One of the most successful psychological techniques used by the mechanisms of the establishment, is the bombardment of mind with isolated words, or, phrases, ending up to become powerful symbols. These symbols are frequently so powerful that manage to prevail over the ability of mind to build a rational hierarchy. Which, many times, equals to heavy misjudgment.

For example, the fact that the United States will have the opportunity to be governed "for the first time in their history by a female president", often prevails over what this president truly represents, especially among the female voters. The election of Hillary will give a superficial satisfaction to many Americans, that the United States will become an even more progressive society (after Obama term), while in reality, Hillary will certainly follow the "politics as usual", totally aligned with the neocon agenda.

Psychological methods also use "logical leaps" to force the individual to bypass a certain rational hierarchy. The example in Baumgarten's paragraph above is characteristic: even his friends will suspect that he is a misogynist, just by saying that he will support Sanders instead of Clinton. The political arguments, which is the main issue in such a process, since they determine the policies that will have direct effect to millions of Americans, are bypassed through this absurdly simplified "logical leap": You vote for Sanders = You are probably a misogynist.
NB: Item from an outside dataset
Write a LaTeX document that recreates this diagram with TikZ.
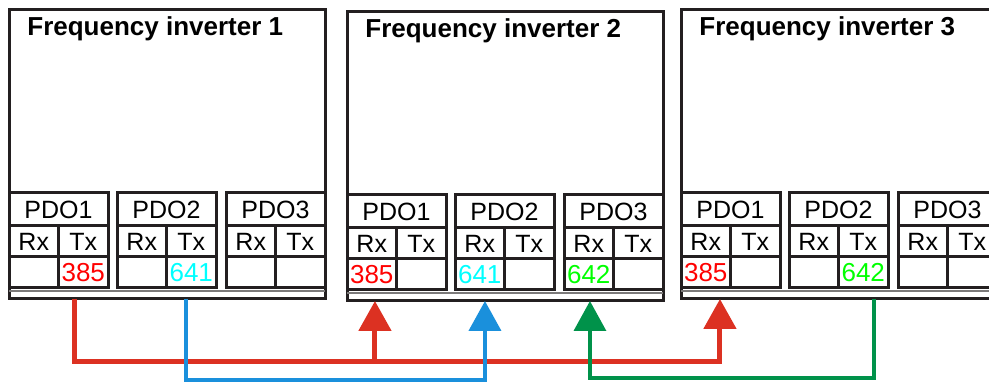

So, in our current example, the establishment pundit follows a similar method. He tries to present the Labour Party as being not friendly to women's rights through the absurdly simplified observation that it has a male leader against the Concervatives who have a female one. Yet, his mission fails miserably because he gets the right answer from Champion, proving that the policies and the level of progressiveness of each party have nothing to do with their leader being male or female.